How can I find a financial advisor who understands veteran-specific needs?
Look for financial advisors who explicitly state their experience working with veterans, or those who hold certifications like the Accredited Financial Counselor (AFC) designation with a focus on military families. Organizations like the Financial Industry Regulatory Authority (FINRA) BrokerCheck can help you verify credentials and check for any disciplinary actions. Always ask about their knowledge of military pensions, VA loans, and other veteran benefits during your initial consultation.
What role do VA benefits play in a veteran’s long-term wealth strategy?
VA benefits are foundational.

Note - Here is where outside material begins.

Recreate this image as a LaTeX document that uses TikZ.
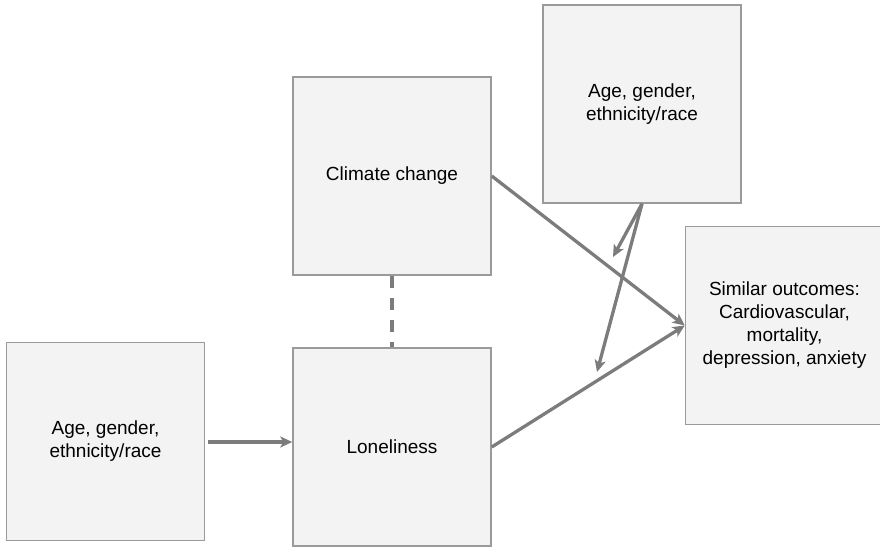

The VA Home Loan program can help veterans purchase homes with no down payment, preserving capital for investments. The GI Bill can fund higher education for veterans or their dependents, significantly reducing future debt burdens. Disability compensation provides a stable, tax-free income stream. Integrating these benefits effectively into a comprehensive financial plan is essential for maximizing financial security and growth.
Is it too late to start investing for retirement if I’m already in my 40s or 50s after military service?
Absolutely not. While starting early is always advantageous, consistent investing at any age can significantly impact your retirement savings. The power of compounding interest still works in your favor, even over shorter periods. Focus on maximizing contributions to tax-advantaged accounts like 401(k)s and IRAs, and consider catch-up contributions if eligible. A financial advisor can help you develop an accelerated plan.
What are the most common mistakes veterans make with their investments?
Common mistakes include failing to create a comprehensive financial plan, making emotional investment decisions based on market fluctuations, neglecting to diversify portfolios adequately, paying excessive fees for investment products, and not fully understanding or utilizing their available VA benefits. Many also keep too much cash in low-yield savings accounts instead of investing for growth.